The nationwide kōrero came down to a belief that by reclaiming those traditional values that strengthened whānau and cultural identity, ordinary people could take responsibility for the wellbeing of their own whānau and hapū. They could take leadership and change what laws and decades of government programmes could not.

E Tū Whānau is guided by the Ministerially appointed Māori Reference Group. Darrin Haimona was its founding chair.

“We asked people to dream of the world they wanted their tamariki to inherit,” he says.

“Ann listened to their moemoeā, helped identify the protective factors that keep families safe and distilled the values that we now call the E Tū Whānau values.

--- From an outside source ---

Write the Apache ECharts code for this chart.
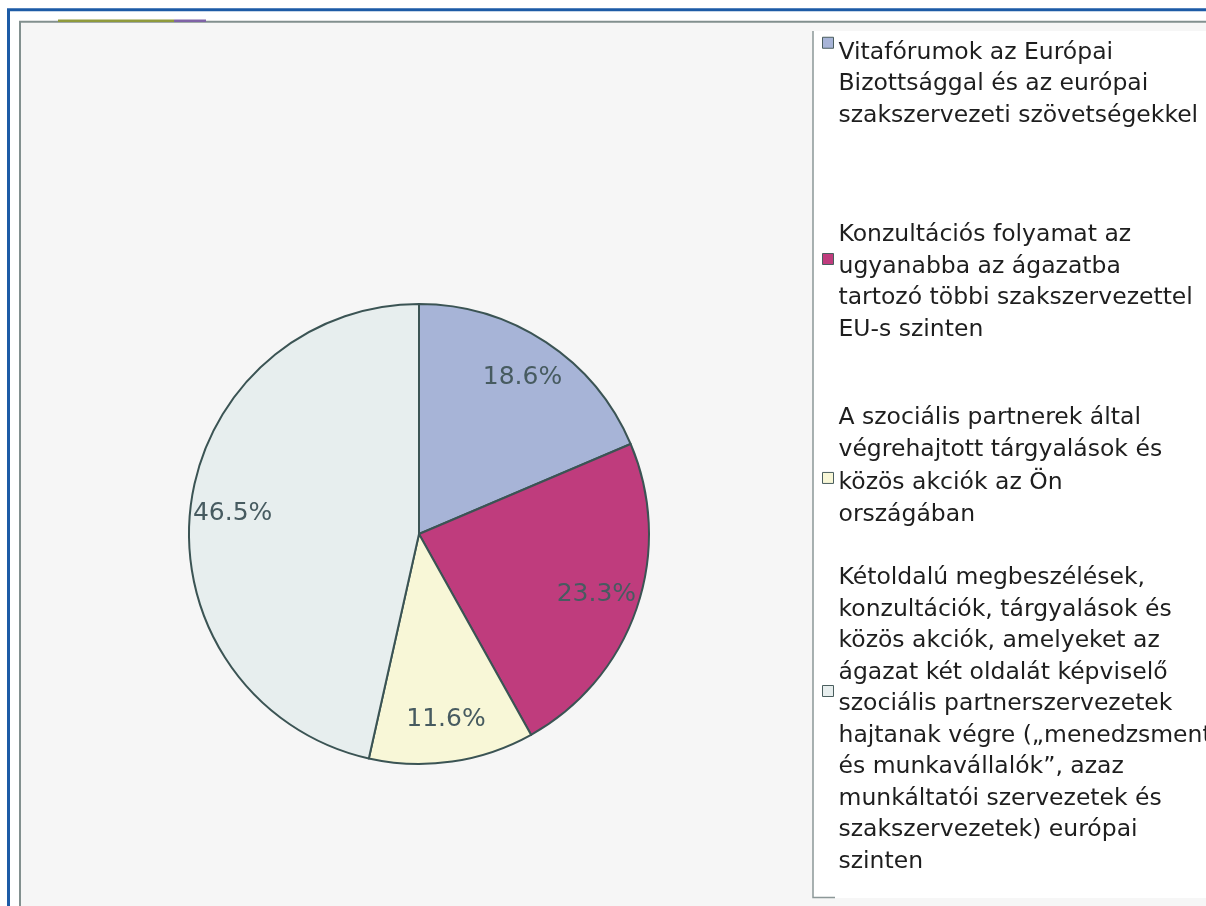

This was a genuine whānau, hapū and iwi led response to problems of violence in our community. It’s a long-term systemic response, and research, which Ann instigated, indicates that it’s working.”

Darrin Haimona

E Tū Whānau is now recognised internationally as a leading indigenous approach to violence prevention and community development.

Ann Dysart connected with communities right across Aotearoa

The E Tū Whānau values and ways of interacting with communities are seen by refugee and migrant communities as coming from a similarly communal cultural world view.

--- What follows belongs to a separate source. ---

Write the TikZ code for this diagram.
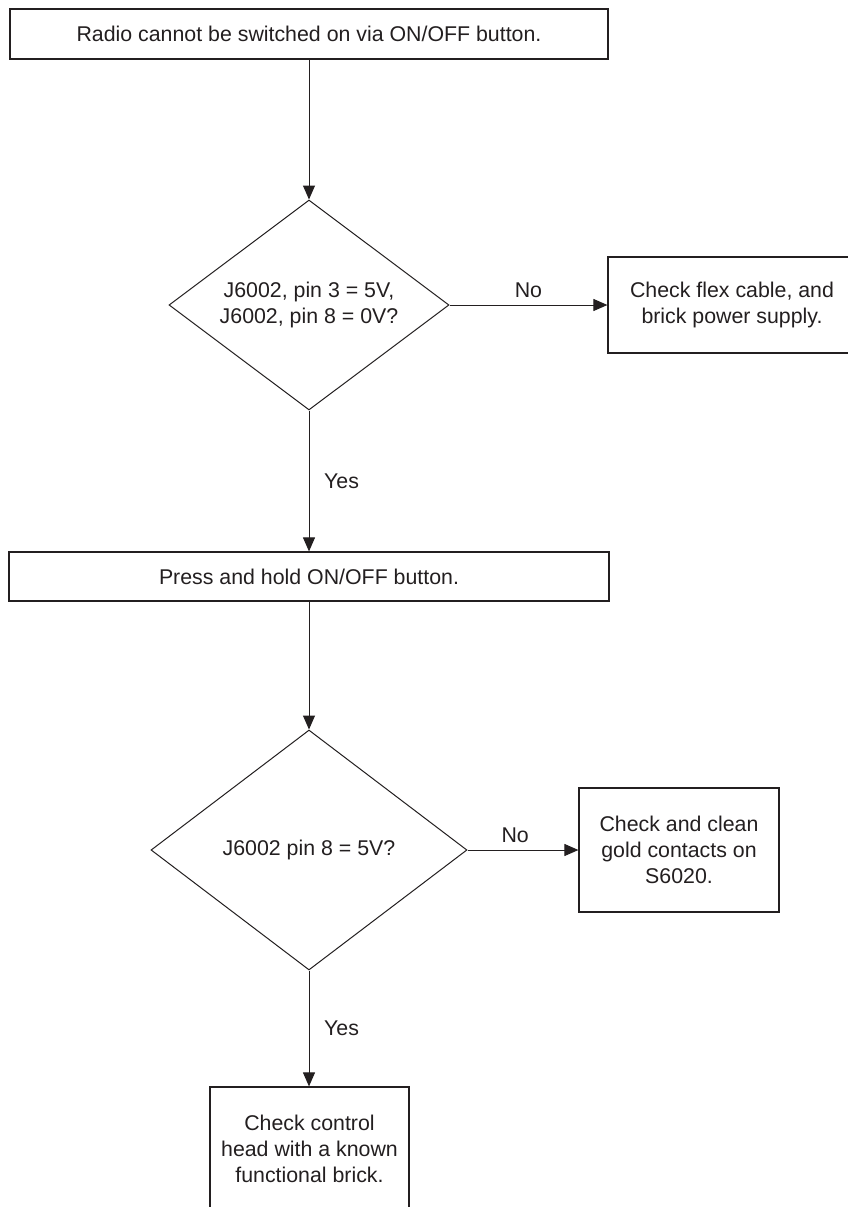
\documentclass[tikz,border=0pt]{standalone}
\usepackage{fontspec}
\setmainfont{Liberation Sans}
\usetikzlibrary{shapes.geometric,arrows.meta}
\definecolor{ink}{HTML}{231F20}
\begin{document}
\begin{tikzpicture}[x=0.75pt,y=-0.75pt,
  every node/.style={font=\fontsize{16}{19.5}\selectfont, text=ink},
  procbox/.style={draw=ink, line width=0.9pt, rectangle, inner sep=0pt, align=center, fill=white},
  decbox/.style={draw=ink, line width=0.75pt, diamond, inner sep=0pt, align=center},
  flow/.style={draw=ink, line width=0.75pt, -{Triangle[length=10.5pt,width=9pt]}},
  lbl/.style={inner sep=2pt}]
\useasboundingbox (0,0) rectangle (848,1207);
\fill[white] (0,0) rectangle (848,1207);

\node[procbox, minimum width=448.5pt, minimum height=37.5pt] (start) at (309,34) {Radio cannot be switched on via ON/OFF button.};
\node[decbox, aspect=1.333, minimum width=210pt, minimum height=157.5pt] (d1) at (309,305) {J6002, pin 3 = 5V,\\J6002, pin 8 = 0V?};
\node[procbox, minimum width=186pt, minimum height=72pt] (flex) at (732,305) {Check flex cable, and\\brick power supply.};
\node[procbox, minimum width=450pt, minimum height=36.75pt] (press) at (309,576.5) {Press and hold ON/OFF button.};
\node[decbox, aspect=1.317, minimum width=237pt, minimum height=180pt] (d2) at (309,850) {J6002 pin 8 = 5V?};
\node[procbox, minimum width=150pt, minimum height=93pt] (clean) at (679,850) {Check and clean\\gold contacts on\\S6020.};
\node[procbox, minimum width=149.25pt, minimum height=92.25pt] (head) at (309.5,1148.5) {Check control\\head with a known\\functional brick.};

\draw[flow] (start.south) -- (d1.north);
\draw[flow] (d1.east) -- node[above, lbl, yshift=3pt] (no1) {No} (flex.west);
\draw[flow] (d1.south) -- node[right, lbl, xshift=9pt] (yes1) {Yes} (press.north);
\draw[flow] (press.south) -- (d2.north);
\draw[flow] (d2.east) -- node[above, lbl, yshift=3pt, pos=0.43] (no2) {No} (clean.west);
\draw[flow] (d2.south) -- node[right, lbl, xshift=9pt] (yes2) {Yes} (head.north -| d2.south);
\end{tikzpicture}
\end{document}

Jenny Janif, a Muslim woman of Melanesian and Indian background, worked with Ann to establish the Settling In programme, an earlier initiative designed to support positive settlement.

“Community leaders knew Ann as someone who listened to them, who focused on their strengths and the things that bring us all together. They saw what she was doing with Māori and wanted to work with their communities and interact with the government in the same way.”

Jenny Janif

Ann Dysart developed strong relationships with members of Aotearoa’s Muslim community. She respected their right to maintain their own spiritual and cultural beliefs within a wider culture largely ignorant of them. These personal relationships allowed Ann and the E Tū Whānau team to offer swift support to their community following the 2019 attacks on the Christchurch mosques.

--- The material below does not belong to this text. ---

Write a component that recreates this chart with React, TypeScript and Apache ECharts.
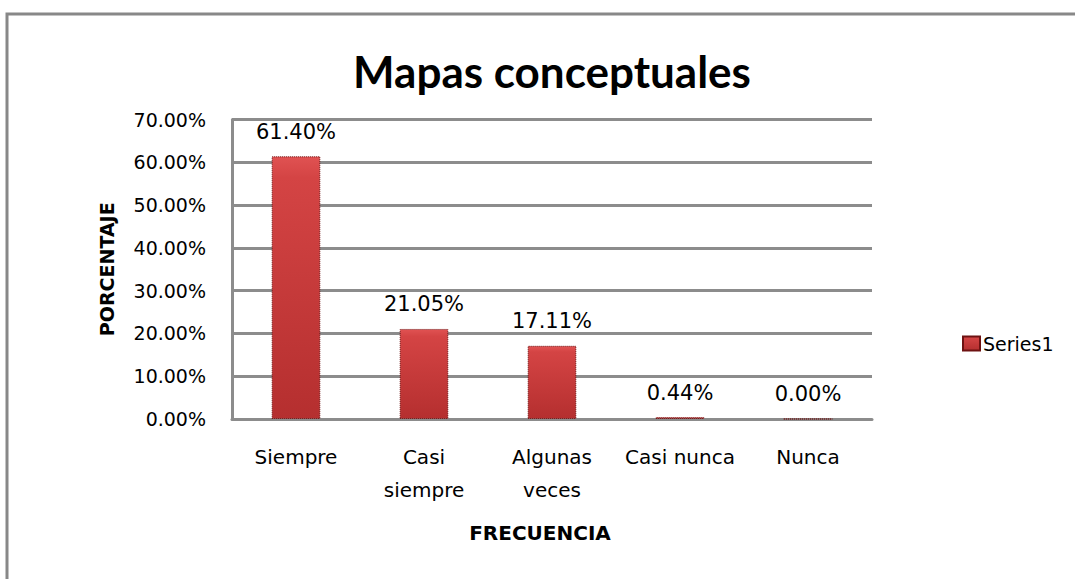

Naima Ali is a young Somali educator from a refugee background who came of age under the influence of the Settling In kaupapa.

“Ann began working with Muslim communities long before anyone from any other government agency had even approached us. When we needed help, she would help us, but she expected us to get on and do things for ourselves.

She told us – ‘You are all New Zealanders’. She listened to us and believed us when we said that we understood our own people. In this way, she helped stabilize our community and make us confident of our place in Aotearoa.”

Naima Ali

In a career that spanned 50 years, Ann fought institutional racism and inequity with quiet persistence and took on anyone, regardless of stature or professional position, who ignored the rights of those she championed.

She heard people talking of ‘a poverty of spirit’, the burden of a system that told them how to do things and what was good for them. The antidote was to encourage people to dream about the world they wanted to live in and the future they wanted for their tamariki; to look at what they can do for themselves, and regain a sense of control over their lives.

Ann is survived by her son Scott, her beloved moko Emma, her siblings and their whānau. Her much loved daughter Becs died earlier last year from complications associated with multiple sclerosis.

Rere atu rā e te manu rerenga tahi, te kahukura mana nui, te kuaka mārangaranga. Tau atu ki te tāhuna, tau atu, tau atu, tau atu – hī!